Napolitano to be called as witness in State-Mafia trial
But court puts limits on what president can be questioned on17 October, 11:12
The court also accepted to call Senate Speaker and former national anti-Mafia prosecutor Pietro Grasso to testify, along with almost all of the prosecution's other witness requests.
In May the court ruled that Napolitano could not be questioned on information found in wiretaps that were destroyed after the president successfully petitioned at the Constitutional Court in December that Palermo prosecutors had exceeded their powers in keeping them.
This means he will not be asked to talk about four conversations he had with Nicola Mancino, a former interior minister and Senate Speaker, between November 2011 and May 2012.

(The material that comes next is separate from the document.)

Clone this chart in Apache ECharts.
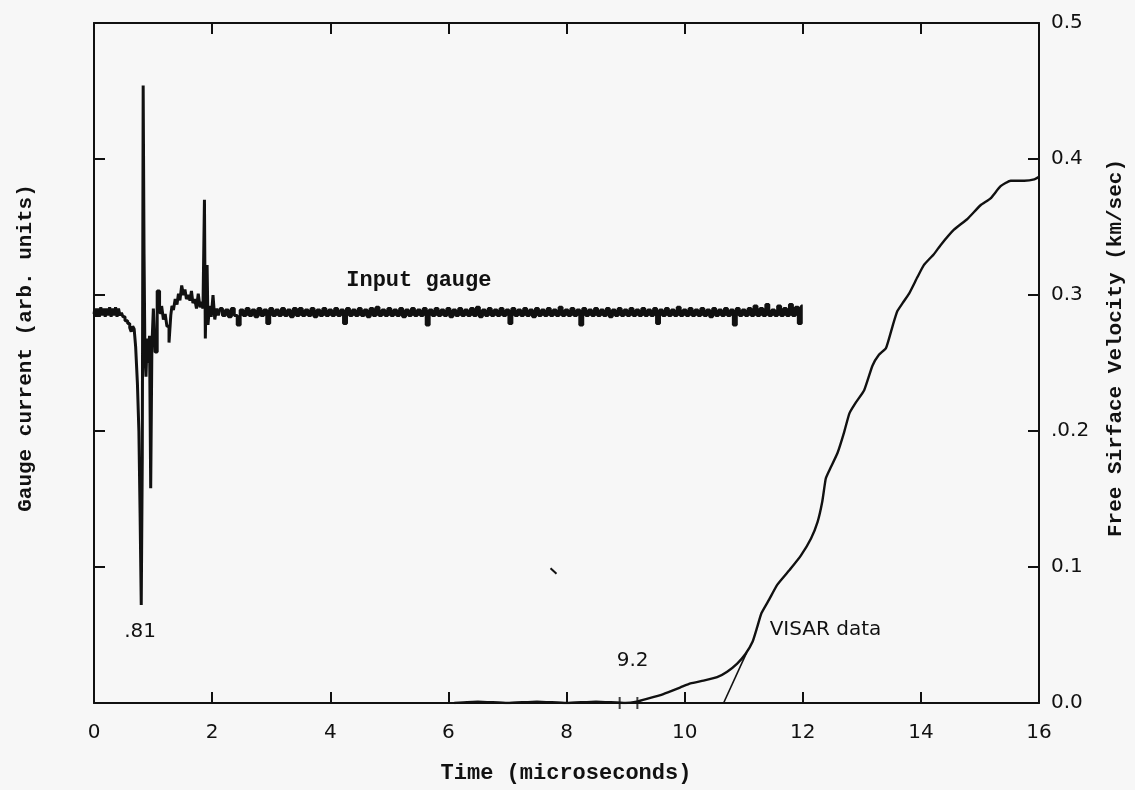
<!DOCTYPE html>
<html>
<head>
<meta charset="utf-8">
<style>
  html, body { margin: 0; padding: 0; background: #f7f7f7; }
  #chart { width: 1135px; height: 790px; }
</style>
<script src="https://cdn.jsdelivr.net/npm/echarts@6/dist/echarts.min.js"></script>
</head>
<body>
<div id="chart"></div>
<script>
// Time axis (microseconds)
const timeTicks = [0, 2, 4, 6, 8, 10, 12, 14, 16];
// Free surface velocity tick labels (km/sec), right axis
const velocityTickLabels = ['0.0', '0.1', '.0.2', '0.3', '0.4', '0.5'];

// Input gauge record, first 2.1 microseconds: [time, current]
const gaugeEarly = [
  [0.00,0.286],[0.03,0.290],[0.05,0.284],[0.08,0.290],[0.10,0.284],[0.13,0.291],[0.15,0.285],
  [0.18,0.290],[0.20,0.284],[0.23,0.290],[0.25,0.285],[0.28,0.291],[0.30,0.284],[0.33,0.290],
  [0.35,0.285],[0.38,0.291],[0.40,0.284],[0.43,0.290],[0.45,0.285],[0.48,0.287],[0.50,0.284],
  [0.55,0.281],[0.59,0.279],[0.62,0.276],[0.64,0.273],[0.67,0.277],[0.69,0.275],[0.72,0.262],
  [0.75,0.235],[0.77,0.200],[0.79,0.140],[0.81,0.072],[0.825,0.180],[0.84,0.454],[0.855,0.330],
  [0.87,0.255],[0.89,0.240],[0.91,0.268],[0.93,0.250],[0.95,0.270],[0.97,0.158],[0.99,0.262],
  [1.02,0.290],[1.05,0.258],[1.09,0.303],[1.13,0.287],[1.16,0.292],[1.19,0.282],[1.22,0.286],
  [1.25,0.277],[1.29,0.265],[1.31,0.285],[1.33,0.292],[1.36,0.289],[1.39,0.297],[1.42,0.293],
  [1.44,0.301],[1.47,0.296],[1.50,0.307],[1.53,0.300],[1.55,0.304],[1.58,0.297],[1.61,0.300],
  [1.64,0.296],[1.66,0.303],[1.69,0.294],[1.72,0.297],[1.75,0.290],[1.78,0.301],[1.81,0.291],
  [1.83,0.295],[1.86,0.290],[1.88,0.370],[1.89,0.268],[1.91,0.305],[1.92,0.322],[1.94,0.278],
  [1.97,0.292],[2.00,0.284],[2.03,0.300],[2.06,0.282],[2.09,0.290],[2.12,0.285]
];

// Input gauge record after the ring-down, sampled every 0.05 us from 2.15 us
const gaugeTailStart = 2.15;
const gaugeTailStep = 0.05;
const gaugeTail = [
  0.290,0.285,0.289,0.284,0.290,0.285,0.278,0.289,0.285,0.290,0.285,0.289,0.284,0.290,0.285,0.289,0.279,0.290,0.285,0.289,
  0.285,0.290,0.285,0.289,0.284,0.290,0.285,0.290,0.285,0.289,0.285,0.290,0.284,0.289,0.285,0.290,0.285,0.289,0.285,0.290,
  0.285,0.289,0.279,0.290,0.285,0.289,0.285,0.290,0.285,0.289,0.284,0.290,0.285,0.291,0.285,0.289,0.285,0.290,0.285,0.289,
  0.285,0.290,0.284,0.289,0.285,0.290,0.285,0.289,0.285,0.290,0.278,0.289,0.285,0.290,0.285,0.289,0.285,0.290,0.284,0.289,
  0.285,0.290,0.285,0.289,0.285,0.290,0.285,0.291,0.284,0.289,0.285,0.290,0.285,0.289,0.285,0.290,0.285,0.289,0.279,0.290,
  0.285,0.289,0.285,0.290,0.285,0.289,0.284,0.290,0.285,0.289,0.285,0.290,0.285,0.289,0.285,0.291,0.285,0.289,0.285,0.290,
  0.285,0.289,0.278,0.290,0.285,0.289,0.285,0.290,0.285,0.289,0.285,0.290,0.284,0.289,0.285,0.290,0.285,0.289,0.285,0.290,
  0.285,0.289,0.285,0.290,0.285,0.289,0.285,0.290,0.279,0.289,0.285,0.290,0.285,0.289,0.285,0.291,0.285,0.289,0.285,0.290,
  0.285,0.289,0.285,0.290,0.285,0.289,0.284,0.290,0.285,0.289,0.285,0.290,0.285,0.289,0.278,0.290,0.285,0.289,0.285,0.290,
  0.285,0.292,0.285,0.290,0.285,0.293,0.285,0.289,0.285,0.292,0.285,0.290,0.285,0.293,0.285,0.291,0.279,0.292
];

// VISAR free surface velocity: [time, km/sec]
const visar = [
  [6.10,0.000],[6.50,0.001],[7.00,0.000],[7.50,0.001],[8.00,0.000],[8.50,0.001],[9.00,0.000],
  [9.19,0.001],[9.36,0.003],[9.64,0.0066],[9.93,0.0115],[10.10,0.0144],[10.32,0.0164],[10.55,0.019],
  [10.72,0.023],[10.89,0.029],[11.03,0.036],[11.15,0.045],[11.23,0.056],[11.30,0.066],[11.43,0.076],
  [11.57,0.087],[11.80,0.099],[11.97,0.1085],[12.14,0.121],[12.25,0.133],[12.33,0.148],[12.39,0.165],
  [12.45,0.171],[12.59,0.184],[12.70,0.199],[12.79,0.213],[12.90,0.221],[13.04,0.230],[13.18,0.248],
  [13.29,0.256],[13.41,0.261],[13.52,0.277],[13.60,0.288],[13.69,0.294],[13.80,0.301],[13.94,0.313],
  [14.05,0.322],[14.22,0.330],[14.34,0.337],[14.56,0.348],[14.79,0.356],[15.01,0.366],[15.18,0.371],
  [15.35,0.380],[15.52,0.384],[15.75,0.384],[15.92,0.385],[16.00,0.387]
];

// Extrapolated rise line back to the baseline
const riseLine = [[10.66, 0.000], [11.05, 0.037]];
// Arrival markers on the time axis
const arrivalMarks = [[8.90, 0.0], [9.20, 0.0]];
// Stray pen mark
const strayMark = [[7.73, 0.099], [7.83, 0.095]];

// Annotation texts, anchored in data coordinates
const onsetTime = 9.2;
const notes = [
  { text: 'Input gauge', t: 5.5, v: 0.311, axis: 0, align: 'center', font: 'mono' },
  { text: '.81', t: 0.78, v: 0.052, axis: 0, align: 'center', font: 'sans' },
  { text: String(onsetTime), t: 9.12, v: 0.031, axis: 1, align: 'center', font: 'sans' },
  { text: 'VISAR data', t: 11.44, v: 0.054, axis: 1, align: 'left', font: 'sans' }
];

const ink = '#111111';
const monoFont = '"Liberation Mono", "DejaVu Sans Mono", monospace';
const sansFont = '"DejaVu Sans", "Liberation Sans", sans-serif';

const gaugeData = gaugeEarly.concat(
  gaugeTail.map((v, i) => [+(gaugeTailStart + i * gaugeTailStep).toFixed(2), v])
);

const chart = echarts.init(document.getElementById('chart'), null, { renderer: 'canvas' });

const xBase = {
  type: 'value', min: 0, max: 16, interval: 2,
  axisLine: { show: true, onZero: false, lineStyle: { color: ink, width: 2 } },
  axisTick: { show: true, inside: true, length: 11, lineStyle: { color: ink, width: 2 } },
  splitLine: { show: false }
};
const yBase = {
  type: 'value', min: 0, max: 0.5, interval: 0.1,
  axisLine: { show: true, onZero: false, lineStyle: { color: ink, width: 2 } },
  axisTick: { show: true, inside: true, length: 11, lineStyle: { color: ink, width: 2 } },
  splitLine: { show: false }
};

chart.setOption({
  backgroundColor: '#f7f7f7',
  animation: false,
  grid: { left: 94, right: 96, top: 23, bottom: 87, containLabel: false },
  xAxis: [
    Object.assign({}, xBase, {
      position: 'bottom',
      axisLabel: {
        show: true, margin: 20, color: ink, fontSize: 20, fontFamily: sansFont,
        formatter: v => (timeTicks.includes(v) ? String(v) : '')
      }
    }),
    Object.assign({}, xBase, { position: 'top', axisLabel: { show: false } })
  ],
  yAxis: [
    Object.assign({}, yBase, { position: 'left', axisLabel: { show: false } }),
    Object.assign({}, yBase, {
      position: 'right',
      axisLabel: {
        show: true, margin: 12, color: ink, fontSize: 20, fontFamily: sansFont,
        formatter: v => velocityTickLabels[Math.round(v * 10)]
      }
    })
  ],
  series: [
    {
      name: 'Input gauge', type: 'line', xAxisIndex: 0, yAxisIndex: 0,
      data: gaugeData, showSymbol: false, silent: true, step: 'middle',
      lineStyle: { color: ink, width: 3 }
    },
    {
      name: 'VISAR data', type: 'line', xAxisIndex: 0, yAxisIndex: 1,
      data: visar, showSymbol: false, silent: true, smooth: 0.15,
      lineStyle: { color: ink, width: 2.4 }
    },
    {
      name: 'rise', type: 'line', xAxisIndex: 0, yAxisIndex: 1,
      data: riseLine, showSymbol: false, silent: true,
      lineStyle: { color: ink, width: 1.6 }
    },
    {
      name: 'stray', type: 'line', xAxisIndex: 0, yAxisIndex: 1,
      data: strayMark, showSymbol: false, silent: true,
      lineStyle: { color: ink, width: 2 }
    },
    {
      name: 'arrivals', type: 'scatter', xAxisIndex: 0, yAxisIndex: 1,
      data: arrivalMarks, symbol: 'rect', symbolSize: [2, 12], silent: true,
      itemStyle: { color: ink }
    }
  ]
});

// Titles and annotations are placed as text graphics; annotation anchors
// go through the axes' own scales.
const titleStyle = (size) => ({
  fill: ink, font: 'bold ' + size + 'px ' + monoFont,
  align: 'center', verticalAlign: 'middle'
});
const gridRect = chart.getModel().getComponent('grid', 0).coordinateSystem.getRect();
const midY = gridRect.y + gridRect.height / 2 - 15;

const graphics = [
  { type: 'text', x: 566, y: 773, style: Object.assign({ text: 'Time (microseconds)' }, titleStyle(22)) },
  { type: 'text', x: 26, y: midY, rotation: Math.PI / 2,
    style: Object.assign({ text: 'Gauge current (arb. units)' }, titleStyle(21)) },
  { type: 'text', x: 1116, y: midY, rotation: Math.PI / 2,
    style: Object.assign({ text: 'Free Sirface Velocity (km/sec)' }, titleStyle(21)) }
];

notes.forEach(n => {
  const p = chart.convertToPixel({ xAxisIndex: 0, yAxisIndex: n.axis }, [n.t, n.v]);
  const mono = n.font === 'mono';
  graphics.push({
    type: 'text', x: p[0], y: p[1], silent: true,
    style: {
      text: n.text, fill: ink,
      font: (mono ? 'bold 22px ' + monoFont : '20px ' + sansFont),
      align: n.align, verticalAlign: 'middle'
    }
  });
});

chart.setOption({ graphic: graphics });
</script>
</body>
</html>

Mancino has been charged along with 11 other people in relation to alleged negotiations to stop a series of Cosa Nostra bomb attacks in the early 1990s that claimed the lives of anti-Mafia judges Giovanni Falcone and Paolo Borsellino in 1992, among other people.
Mancino is accused of perjury.
He denies this.
Napolitano successfully argued at the Constitutional Court that the Italian Constitution forbids prosecutors from investigating the head of State unless he is suspected of high treason or attacking the Constitution itself.
The wiretaps should have have been destroyed immediately, the court ruled.